▶ [INSTRUCTIONS TO FOLLOW]
Leave the pictures out and copy exactly the lines from the line containing "Generate a Python script that draws this with Plotly." to the line containing "The picture is", both lines included.

▶ [EXCERPTED RECORDS]
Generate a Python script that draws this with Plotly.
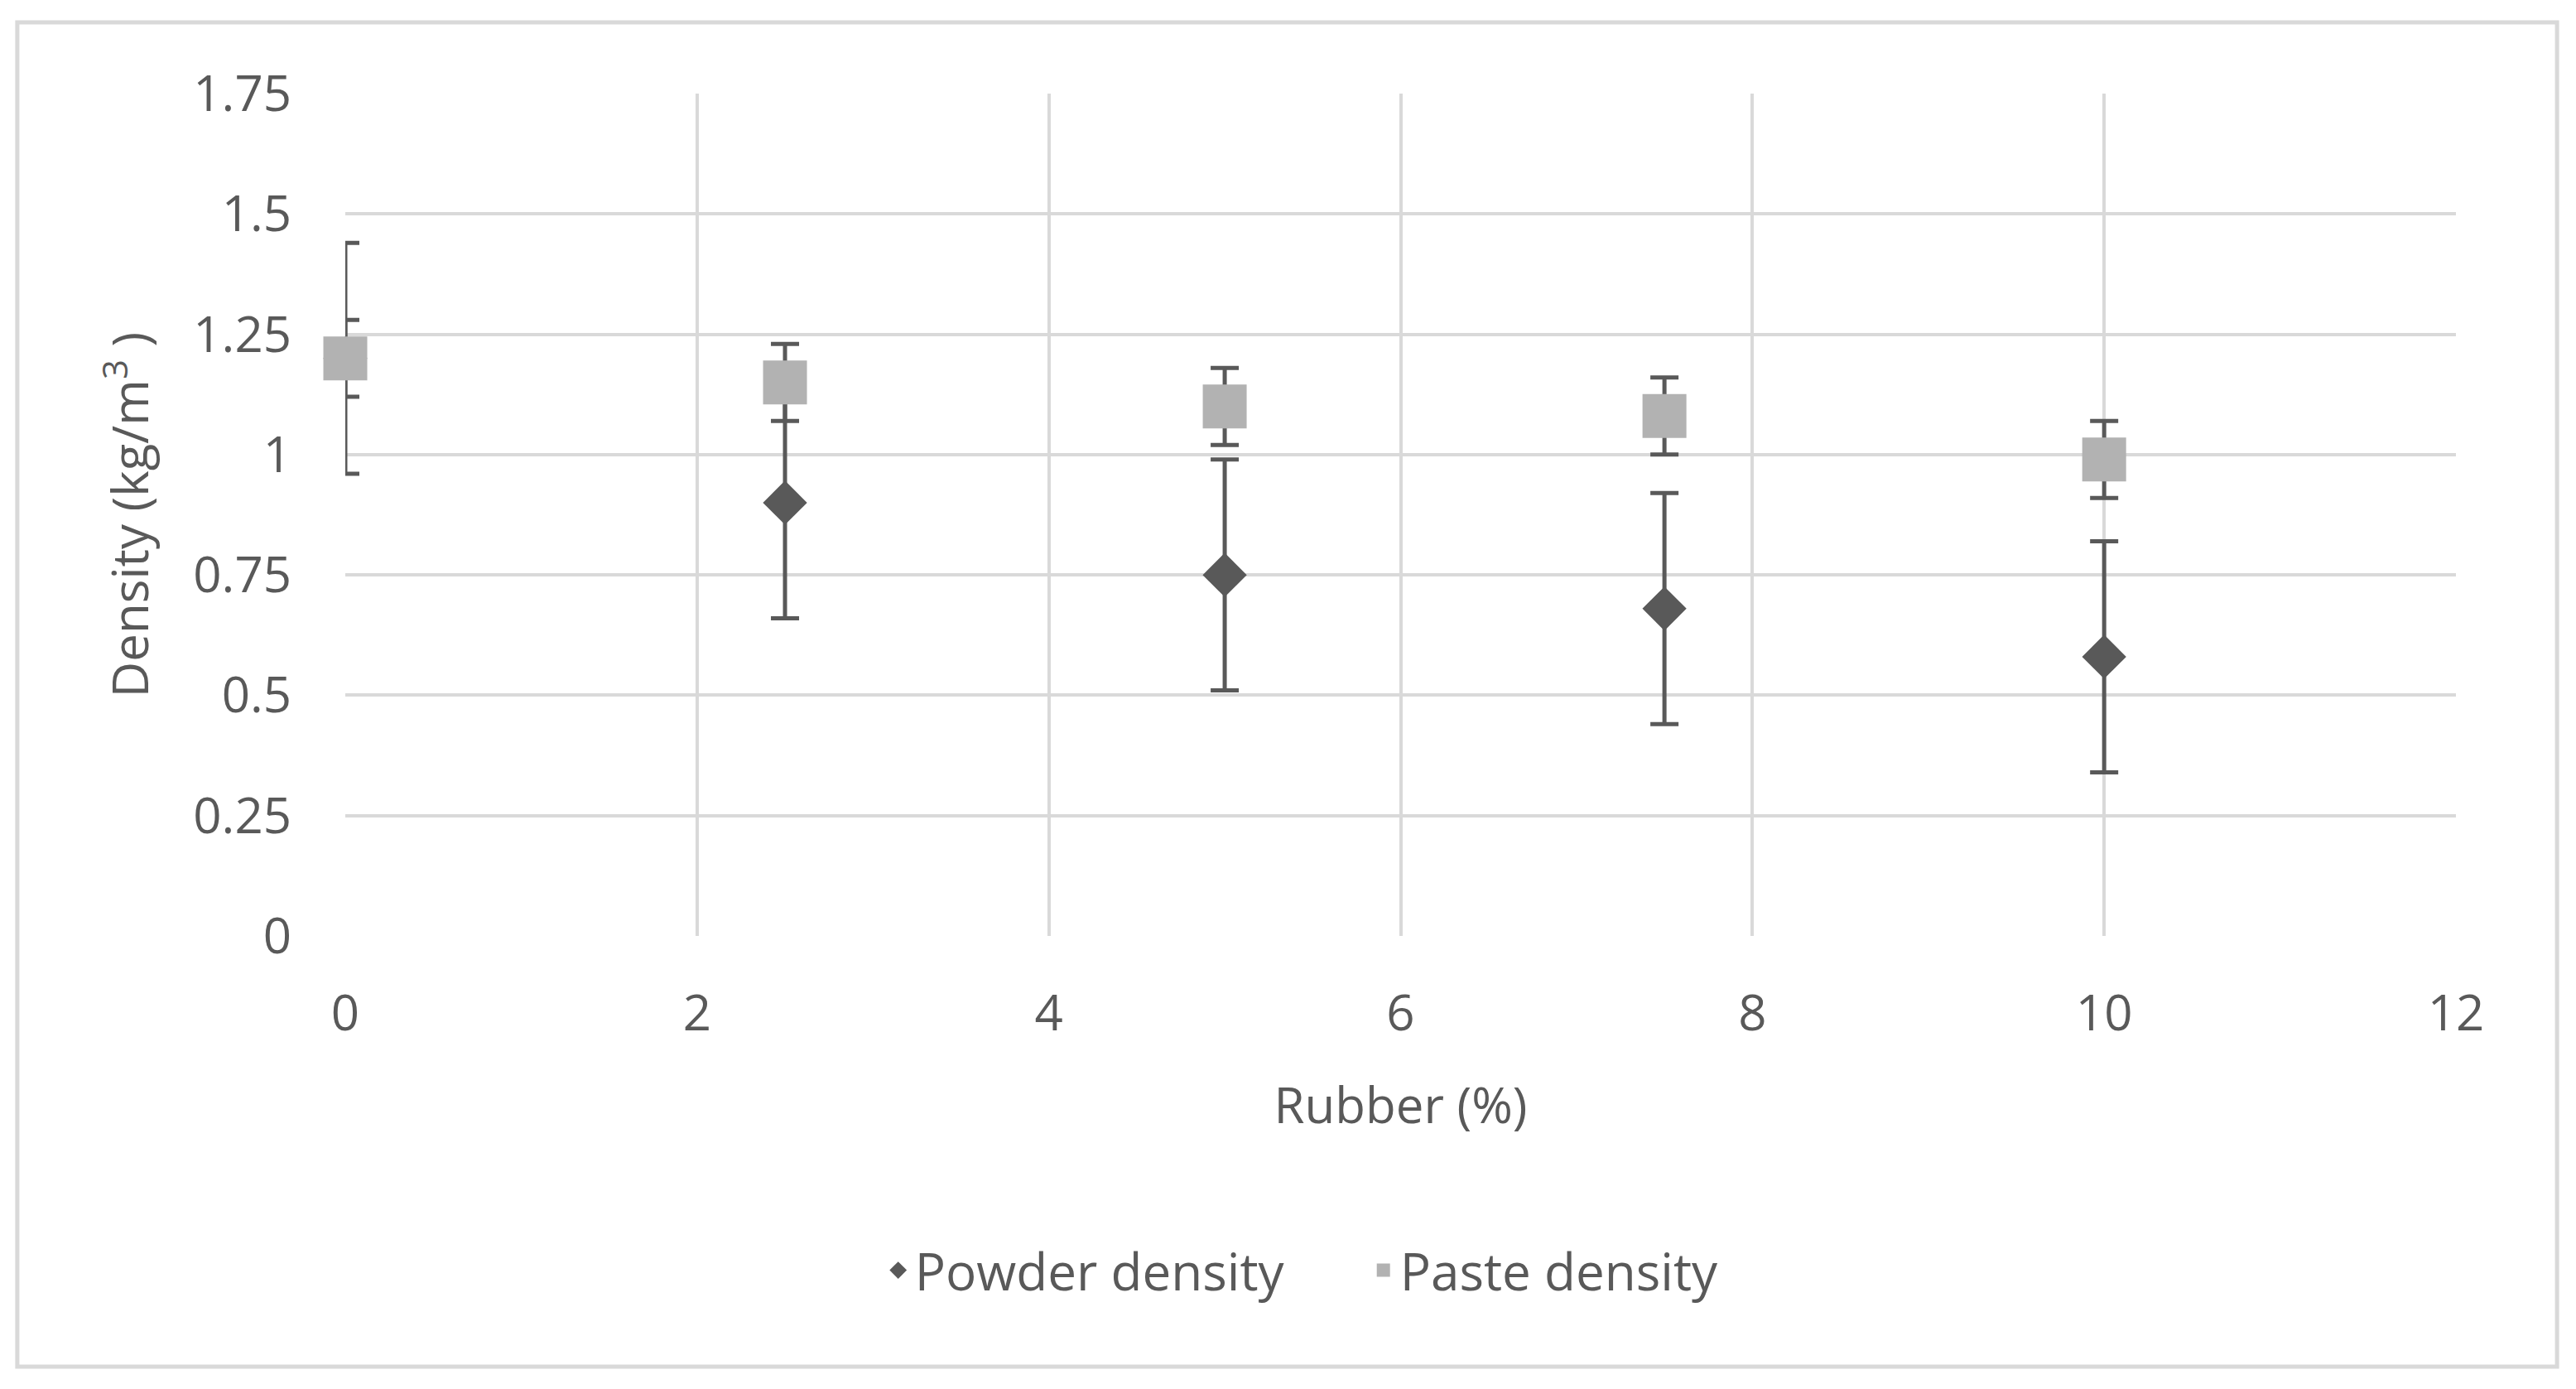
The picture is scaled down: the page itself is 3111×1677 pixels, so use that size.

* * *

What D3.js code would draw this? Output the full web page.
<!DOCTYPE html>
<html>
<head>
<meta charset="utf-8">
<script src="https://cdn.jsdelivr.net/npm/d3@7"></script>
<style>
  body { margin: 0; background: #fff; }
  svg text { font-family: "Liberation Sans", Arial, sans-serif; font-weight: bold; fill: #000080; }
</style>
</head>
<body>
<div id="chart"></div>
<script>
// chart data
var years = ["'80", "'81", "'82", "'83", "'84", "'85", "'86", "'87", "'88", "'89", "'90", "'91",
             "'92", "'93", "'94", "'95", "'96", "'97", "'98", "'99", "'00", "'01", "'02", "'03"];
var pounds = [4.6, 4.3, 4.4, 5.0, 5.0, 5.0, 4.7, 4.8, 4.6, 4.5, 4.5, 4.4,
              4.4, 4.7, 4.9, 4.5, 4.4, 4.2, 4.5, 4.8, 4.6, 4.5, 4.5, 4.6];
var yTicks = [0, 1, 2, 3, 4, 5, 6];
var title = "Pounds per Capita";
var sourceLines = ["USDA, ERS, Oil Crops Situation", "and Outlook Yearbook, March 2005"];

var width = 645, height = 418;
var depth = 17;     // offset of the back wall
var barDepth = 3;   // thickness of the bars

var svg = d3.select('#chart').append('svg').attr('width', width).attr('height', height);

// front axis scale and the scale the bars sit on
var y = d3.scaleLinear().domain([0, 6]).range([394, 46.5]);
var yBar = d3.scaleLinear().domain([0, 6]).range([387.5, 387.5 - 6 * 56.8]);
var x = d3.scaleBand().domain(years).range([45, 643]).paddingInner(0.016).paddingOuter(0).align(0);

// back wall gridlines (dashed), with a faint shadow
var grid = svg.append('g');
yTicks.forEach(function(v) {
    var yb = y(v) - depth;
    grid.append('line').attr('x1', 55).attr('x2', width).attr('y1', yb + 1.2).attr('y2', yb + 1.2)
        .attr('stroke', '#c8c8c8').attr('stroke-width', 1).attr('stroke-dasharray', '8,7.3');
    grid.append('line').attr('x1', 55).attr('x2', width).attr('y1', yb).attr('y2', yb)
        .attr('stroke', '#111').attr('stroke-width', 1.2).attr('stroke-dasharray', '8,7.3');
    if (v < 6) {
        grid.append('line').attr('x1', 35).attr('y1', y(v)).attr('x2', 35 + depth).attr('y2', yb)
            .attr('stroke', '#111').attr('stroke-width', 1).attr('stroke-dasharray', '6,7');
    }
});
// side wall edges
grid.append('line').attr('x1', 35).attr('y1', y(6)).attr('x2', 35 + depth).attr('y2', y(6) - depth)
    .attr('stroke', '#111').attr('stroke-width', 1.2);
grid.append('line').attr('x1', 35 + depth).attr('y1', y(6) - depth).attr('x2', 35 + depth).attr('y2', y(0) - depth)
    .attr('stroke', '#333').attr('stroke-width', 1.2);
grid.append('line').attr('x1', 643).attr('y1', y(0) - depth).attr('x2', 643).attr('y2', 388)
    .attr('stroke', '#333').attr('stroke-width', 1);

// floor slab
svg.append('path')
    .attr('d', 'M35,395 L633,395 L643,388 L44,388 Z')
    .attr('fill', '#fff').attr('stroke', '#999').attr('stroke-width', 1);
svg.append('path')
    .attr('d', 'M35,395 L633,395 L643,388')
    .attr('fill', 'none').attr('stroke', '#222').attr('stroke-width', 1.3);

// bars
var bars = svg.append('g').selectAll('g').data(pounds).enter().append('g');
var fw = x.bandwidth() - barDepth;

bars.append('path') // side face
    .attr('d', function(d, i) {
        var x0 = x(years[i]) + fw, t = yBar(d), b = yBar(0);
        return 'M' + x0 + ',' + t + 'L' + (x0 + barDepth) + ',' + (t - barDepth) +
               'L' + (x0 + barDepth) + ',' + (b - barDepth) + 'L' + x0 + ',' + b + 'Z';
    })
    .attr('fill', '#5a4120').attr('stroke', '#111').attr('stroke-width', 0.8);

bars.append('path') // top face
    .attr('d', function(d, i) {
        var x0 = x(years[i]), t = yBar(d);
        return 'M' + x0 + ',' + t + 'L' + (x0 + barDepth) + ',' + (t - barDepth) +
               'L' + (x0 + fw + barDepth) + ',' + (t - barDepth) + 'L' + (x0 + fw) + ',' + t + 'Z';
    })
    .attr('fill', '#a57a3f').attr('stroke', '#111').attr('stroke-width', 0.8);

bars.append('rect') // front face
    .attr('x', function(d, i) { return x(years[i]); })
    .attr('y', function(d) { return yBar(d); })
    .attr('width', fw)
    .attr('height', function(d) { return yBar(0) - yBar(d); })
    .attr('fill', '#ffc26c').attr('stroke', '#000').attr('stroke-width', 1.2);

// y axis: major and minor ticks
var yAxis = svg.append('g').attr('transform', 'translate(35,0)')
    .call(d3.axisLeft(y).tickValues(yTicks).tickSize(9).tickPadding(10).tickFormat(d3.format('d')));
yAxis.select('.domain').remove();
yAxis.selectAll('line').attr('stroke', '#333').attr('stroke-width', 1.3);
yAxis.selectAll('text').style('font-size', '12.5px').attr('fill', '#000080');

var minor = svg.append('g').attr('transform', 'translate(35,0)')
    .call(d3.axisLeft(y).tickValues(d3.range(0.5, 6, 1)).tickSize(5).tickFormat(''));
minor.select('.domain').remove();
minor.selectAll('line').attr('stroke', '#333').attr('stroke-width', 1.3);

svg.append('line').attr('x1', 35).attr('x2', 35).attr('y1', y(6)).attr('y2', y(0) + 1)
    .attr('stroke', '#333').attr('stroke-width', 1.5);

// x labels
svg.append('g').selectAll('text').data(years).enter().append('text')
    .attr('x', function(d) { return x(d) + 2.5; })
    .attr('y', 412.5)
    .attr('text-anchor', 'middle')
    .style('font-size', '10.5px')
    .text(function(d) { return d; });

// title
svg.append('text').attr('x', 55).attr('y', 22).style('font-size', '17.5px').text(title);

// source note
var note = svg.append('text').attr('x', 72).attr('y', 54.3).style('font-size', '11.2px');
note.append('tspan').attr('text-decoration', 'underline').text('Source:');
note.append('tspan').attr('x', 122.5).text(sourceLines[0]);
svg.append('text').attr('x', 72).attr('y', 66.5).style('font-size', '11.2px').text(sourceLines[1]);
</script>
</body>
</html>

==

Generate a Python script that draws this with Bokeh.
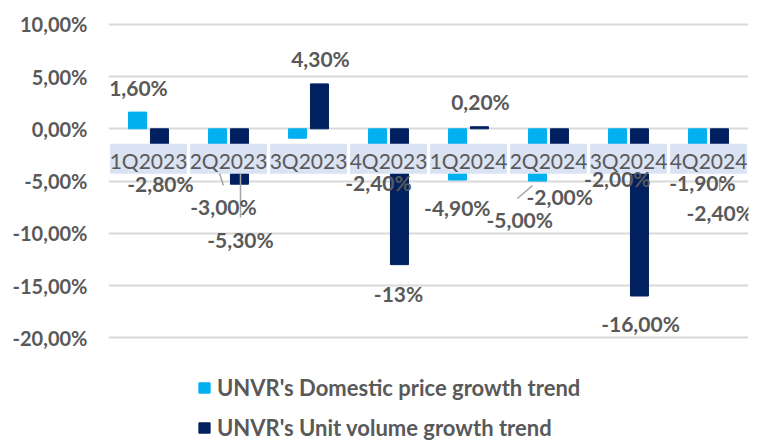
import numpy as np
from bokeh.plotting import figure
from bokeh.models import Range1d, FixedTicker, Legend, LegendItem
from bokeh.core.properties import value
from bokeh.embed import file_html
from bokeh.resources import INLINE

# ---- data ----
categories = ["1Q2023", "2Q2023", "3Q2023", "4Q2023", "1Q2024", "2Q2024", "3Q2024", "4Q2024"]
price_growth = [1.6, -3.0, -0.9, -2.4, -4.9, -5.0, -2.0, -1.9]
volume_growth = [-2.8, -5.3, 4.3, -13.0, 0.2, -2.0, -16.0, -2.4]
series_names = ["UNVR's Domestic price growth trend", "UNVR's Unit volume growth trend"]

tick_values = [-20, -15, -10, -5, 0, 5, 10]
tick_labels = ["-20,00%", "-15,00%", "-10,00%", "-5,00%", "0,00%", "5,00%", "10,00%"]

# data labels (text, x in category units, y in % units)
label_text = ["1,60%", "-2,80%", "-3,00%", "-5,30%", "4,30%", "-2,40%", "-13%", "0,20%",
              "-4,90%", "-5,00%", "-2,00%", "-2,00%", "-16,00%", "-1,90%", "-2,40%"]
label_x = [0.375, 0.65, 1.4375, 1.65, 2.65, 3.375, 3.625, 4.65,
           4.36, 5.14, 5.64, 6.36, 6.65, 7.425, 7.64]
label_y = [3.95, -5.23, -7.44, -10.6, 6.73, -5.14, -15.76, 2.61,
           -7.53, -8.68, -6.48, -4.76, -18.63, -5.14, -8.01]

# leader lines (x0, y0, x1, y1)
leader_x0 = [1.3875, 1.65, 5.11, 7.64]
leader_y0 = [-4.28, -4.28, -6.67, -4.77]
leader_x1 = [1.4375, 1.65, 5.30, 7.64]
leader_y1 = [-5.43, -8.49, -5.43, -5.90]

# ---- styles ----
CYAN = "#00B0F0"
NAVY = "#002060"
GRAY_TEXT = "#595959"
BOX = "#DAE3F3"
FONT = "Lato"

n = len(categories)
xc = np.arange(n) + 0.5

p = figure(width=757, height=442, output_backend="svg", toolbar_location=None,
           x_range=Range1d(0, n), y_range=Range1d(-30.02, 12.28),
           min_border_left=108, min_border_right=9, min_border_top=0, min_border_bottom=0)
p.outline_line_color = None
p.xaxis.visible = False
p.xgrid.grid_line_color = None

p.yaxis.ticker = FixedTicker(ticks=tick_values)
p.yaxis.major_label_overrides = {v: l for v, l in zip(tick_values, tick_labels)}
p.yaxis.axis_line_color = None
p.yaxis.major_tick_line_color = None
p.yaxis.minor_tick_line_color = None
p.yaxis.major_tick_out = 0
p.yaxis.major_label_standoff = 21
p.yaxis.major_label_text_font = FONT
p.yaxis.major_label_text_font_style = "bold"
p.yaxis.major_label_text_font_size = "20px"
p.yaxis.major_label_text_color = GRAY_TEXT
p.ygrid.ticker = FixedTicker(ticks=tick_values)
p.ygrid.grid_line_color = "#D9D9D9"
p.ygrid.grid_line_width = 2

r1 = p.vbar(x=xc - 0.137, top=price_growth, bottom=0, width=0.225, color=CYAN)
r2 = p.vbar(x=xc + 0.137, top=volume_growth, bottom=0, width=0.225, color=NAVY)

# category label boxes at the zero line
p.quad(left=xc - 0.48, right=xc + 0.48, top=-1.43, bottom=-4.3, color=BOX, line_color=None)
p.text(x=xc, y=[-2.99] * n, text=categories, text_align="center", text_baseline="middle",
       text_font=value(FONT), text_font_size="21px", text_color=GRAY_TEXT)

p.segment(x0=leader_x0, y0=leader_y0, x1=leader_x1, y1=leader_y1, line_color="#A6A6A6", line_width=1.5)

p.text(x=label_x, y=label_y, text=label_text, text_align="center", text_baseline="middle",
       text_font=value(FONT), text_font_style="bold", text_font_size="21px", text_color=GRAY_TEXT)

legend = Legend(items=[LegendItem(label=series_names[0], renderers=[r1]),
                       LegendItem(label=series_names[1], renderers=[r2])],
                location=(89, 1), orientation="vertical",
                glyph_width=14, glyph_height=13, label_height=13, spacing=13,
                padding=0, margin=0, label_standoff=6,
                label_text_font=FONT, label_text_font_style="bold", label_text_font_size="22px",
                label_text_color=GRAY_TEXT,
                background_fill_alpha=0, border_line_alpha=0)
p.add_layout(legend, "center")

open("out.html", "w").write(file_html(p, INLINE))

▶ [WORKED ANSWER]
Generate a Python script that draws this with Plotly.
The picture is scaled down: the page itself is 3111×1677 pixels, so use that size.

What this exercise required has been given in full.